Sam

Sam will be the first to admit it: he was a “knucklehead” for too many of his 64 years.

“We lived a good life” in Lincoln Park in Portsmouth, Va. His parents both worked two jobs, sometimes three, and refused to take welfare. He and his siblings got bicycles for Christmas, and he had a car by the time he was 15. “I always had a little money in my pocket,” Sam says.

“Coming up in the projects, you had to know how to fight,” Sam says, but he focused his energy on boxing in the ring; he had 16 wins and one draw. Though his neighborhood was tough, “I can’t really blame the area I lived in.” Many of his friends “turned out okay. They made different choices.”

Sam grew up attending the local Baptist church every Sunday, but stopped going in his late teens. He also dropped out of high school, but worked delivery and labor jobs. Sam and his new friends started smoking a lot of marijuana, then “I did cocaine and was messing around with a little heroin once in a while…and girls.” Soon Sam found himself hooked on cocaine and “wasn’t able to hold a job very well after a while.”

“I probably coulda had a nice job and all, but I chose to do what I wanted. I chose the wild life. I chose the wrong one.”

For years he lived through things that could have killed him. “I survived a whole lot,” Sam says. Once he was shot while running down the street. The doctor told him the bullet was only a half inch from his heart. “That was the first time I shoulda got the message.” He also miraculously survived a motorcycle accident that nearly crushed him under a moving train. “I ain’t gonna say it made me close to God, but that’s how I know for a fact that my Lord has been there for me.”

Sam’s longtime girlfriend also had drug problems, but they did their best to hide them from her four children. “I was there for my lady and kids, but I still was on drugs. Most of the people I was keeping with was on drugs, you know?” Sam first faced homelessness, living in abandoned buildings and vacant houses. He was jailed a few times for breaking and entering, which made it hard for him to pass criminal background checks for jobs and housing, but he worked seasonal jobs when he could.

When his girlfriend’s job offered them a free rehab program, she went to treatment in New Jersey, but Sam turned it down. “I should have gone through the program with her. I should have cleaned up too,” he says. “That was my choice. I missed it.”

Within a year, she was drug-free and married to a preacher. Sam had only cocaine. “That one was a problem for me.” Sam decided he had to quit. “I stayed straight for about a year on my own,” but he realized that if he didn’t get away from the temptation, he might slip back. At a local blood bank, a childhood friend told him about The Union Mission.
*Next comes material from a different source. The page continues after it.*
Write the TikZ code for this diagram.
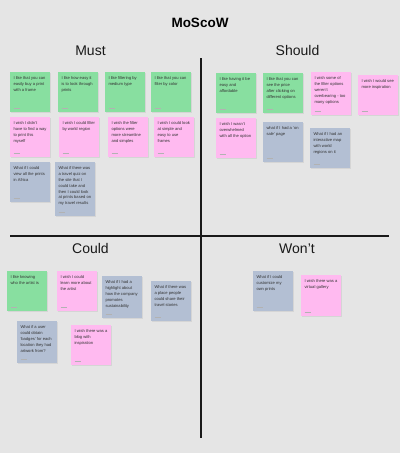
\documentclass[tikz,border=0pt]{standalone}
\usepackage{fontspec}
\setmainfont{Liberation Sans}
\usepackage{tikz}
\usetikzlibrary{shadows, positioning}
\usepackage{xcolor}
\definecolor{board}{HTML}{E5E5E5}
\definecolor{notegreen}{HTML}{88DFA0}
\definecolor{notepink}{HTML}{FFBAF0}
\definecolor{noteslate}{HTML}{B3BFD3}

\begin{document}
\begin{tikzpicture}[
  x=1pt, y=-1pt,
  head/.style={font=\fontsize{14}{16}\selectfont, text=black!90},
  sticky/.style={anchor=north west, minimum width=40pt, minimum height=40pt,
                 inner sep=0pt, label distance=0pt,
                 drop shadow={shadow xshift=0.5pt, shadow yshift=-0.5pt, opacity=0.15},
                 path picture={\draw[black!30, line width=0.6pt]
                   ([shift={(3.5pt,4pt)}]path picture bounding box.south west) -- ++(6pt,0pt);}},
  like/.style={sticky, fill=notegreen},
  wish/.style={sticky, fill=notepink},
  whatif/.style={sticky, fill=noteslate},
  note/.style={anchor=north west, inner sep=0pt, align=left, xshift=3.3pt, yshift=-4.8pt,
               font=\fontsize{4.1}{5.8}\selectfont, text=black!80},
  divider/.style={line width=2.5pt, black!90}
]
  %--- board ---
  \fill[board] (0,0) rectangle (400,453);
  \useasboundingbox (0,0) rectangle (400,453);

  \node[font=\fontsize{13.5}{16}\selectfont\bfseries] (title) at (200,23) {MoScoW};

  \draw[divider] (201,58) -- (201,438);
  \draw[divider] (10,236) -- (389,236);

  \node[head] (must)   at (90.5,50.5)  {Must};
  \node[head] (should) at (297.5,50.5) {Should};
  \node[head] (could)  at (90.5,248.5) {Could};
  \node[head] (wont)   at (297,248.5)  {Won’t};

  %--- must ---
  \node[like, label={[note]north west:{I like that you can\\easily buy a print\\with a frame}}]
    (must1) at (10,72) {};
  \node[like, label={[note]north west:{I like how easy it\\is to look through\\prints}}]
    (must2) at (58,72) {};
  \node[like, label={[note]north west:{I like filtering by\\medium type}}]
    (must3) at (105,72) {};
  \node[like, label={[note]north west:{I like that you can\\filter by color}}]
    (must4) at (151,72) {};
  \node[wish, label={[note]north west:{I wish I didn't\\have to find a way\\to print this\\myself}}]
    (must5) at (10,117) {};
  \node[wish, label={[note]north west:{I wish I could filter\\by world region}}]
    (must6) at (59,117) {};
  \node[wish, label={[note]north west:{I wish the filter\\options were\\more streamline\\and simples}}]
    (must7) at (108,117) {};
  \node[wish, label={[note]north west:{I wish I could look\\at simple and\\easy to use\\frames}}]
    (must8) at (154,117) {};
  \node[whatif, label={[note]north west:{What if I could\\view all the prints\\in Africa}}]
    (must9) at (10,162) {};
  \node[whatif, minimum height=54pt,
        label={[note]north west:{What if there was\\a travel quiz on\\the site that I\\could take and\\then I could look\\at prints based on\\my travel results}}]
    (must10) at (55,162) {};

  %--- should ---
  \node[like, label={[note]north west:{I like having it be\\easy and\\affordable}}]
    (should1) at (216,73) {};
  \node[like, label={[note]north west:{I like that you can\\see the price\\after clicking on\\different options}}]
    (should2) at (263,73) {};
  \node[wish, minimum height=43pt,
        label={[note]north west:{I wish some of\\the filter options\\weren't\\overbearing - too\\many options}}]
    (should3) at (311,72) {};
  \node[wish, label={[note]north west:{I wish I would see\\more inspiration}}]
    (should4) at (358,75) {};
  \node[wish, label={[note]north west:{I wish I wasn't\\overwhelmed\\with all the option}}]
    (should5) at (216,118) {};
  \node[whatif, label={[note]north west:{what if I had a 'on\\sale' page}}]
    (should6) at (263,122) {};
  \node[whatif, label={[note]north west:{What if I had an\\interactive map\\with world\\regions on it}}]
    (should7) at (310,128) {};

  %--- could ---
  \node[like, label={[note]north west:{I like knowing\\who the artist is}}]
    (could1) at (7,271) {};
  \node[wish, label={[note]north west:{I wish I could\\learn more about\\the artist}}]
    (could2) at (57,271) {};
  \node[whatif, minimum height=42pt,
        label={[note]north west:{What if I had a\\highlight about\\how the company\\promotes\\sustainability}}]
    (could3) at (102,276) {};
  \node[whatif, label={[note]north west:{What if there was\\a place people\\could share their\\travel stories}}]
    (could4) at (151,281) {};
  \node[whatif, minimum height=42pt,
        label={[note]north west:{What if a user\\could obtain\\'badges' for each\\location they had\\artwork from?}}]
    (could5) at (17,321) {};
  \node[wish, label={[note]north west:{I wish there was a\\blog with\\inspiration}}]
    (could6) at (71,325) {};

  %--- won't ---
  \node[whatif, label={[note]north west:{What if I could\\customize my\\own prints}}]
    (wont1) at (253,271) {};
  \node[wish, minimum height=41pt,
        label={[note]north west:{I wish there was a\\virtual gallery}}]
    (wont2) at (301,275) {};
\end{tikzpicture}
\end{document}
Sam arrived in March 2020 “When I came here, that choice was a LOT easier: to be in a place that is drug-free, no alcohol, with time to think. That’s all I needed.” From the start “I was treated with respect. All the shame, all that other stuff just left, see?”

After six months in emergency shelter, Sam joined the men’s RECLAIM program to help continue his transition away from homelessness and toward wiser decisions, independence, and a real relationship with God.  “I’m serious about me now,” Sam says. “I never gave myself this kind of opportunity earlier, but when I asked about RECLAIM, they said, ‘Sam, you’re exactly what we’re looking for.’”

“If homeless shelters are all like this, I don’t understand why people stay out there on the street.” It CAN’T be no better than what they’re getting here!” “The doors are open, man! “If you want to help yourself or be helped, this is the place to be, I’m telling you.” There’s a fresh start. It’s a blessing, for real.

“It just feels good here: the freedom, the food!” Sam says. “They feed you good!” He also appreciates the faith emphasis. “Like I said, I always had church in my life. Here I’m going to the chapel three or four times a week. It’s so good to be going to church again!”

“I know what can happen when you’re left alone,” but “every one and all of the staff, from the time you come in, they’re there for you any time of the day or the night. And if you get close enough to some of them, they’re gonna put hands on you and you’re gonna get prayer. They’re good people, I’m telling you!”

“I wish I had been able to come two years ago,” Sam says. “If I’da had some kind of circle around there that accepted me for what I was trying to do instead of drilling you about what you can’t do and what you couldn’t be about, just somebody who’s been there for you, to tell you about positive things and all, I feel if I had went that way sometime, my life woulda been different.”

Sam works part-time jobs through a placement agency to help pay his rent. “Now I’m saving some money and everything.” He appreciates the practical help and spiritual strength that he’s finding through RECLAIM.

“When you’ve gotta come here, you’re in a bad place. And then when you get to a place like this and you stay a certain amount of time, you kinda don’t want to go back out there to the real world.” But I know I’m gonna have to. I ain’t got no problem with that, but I can’t be naïve about what’s going on out there. Still, I know for real now the drugs are not going to be an issue for me. I’m not gonna mess it up. I’m not gonna let anyone else mess it up either.”

“This place gave me a whole new outlook on what I want to do with the rest of my life. I ain’t that knucklehead person I used to be. I’m looking at my blessings now!”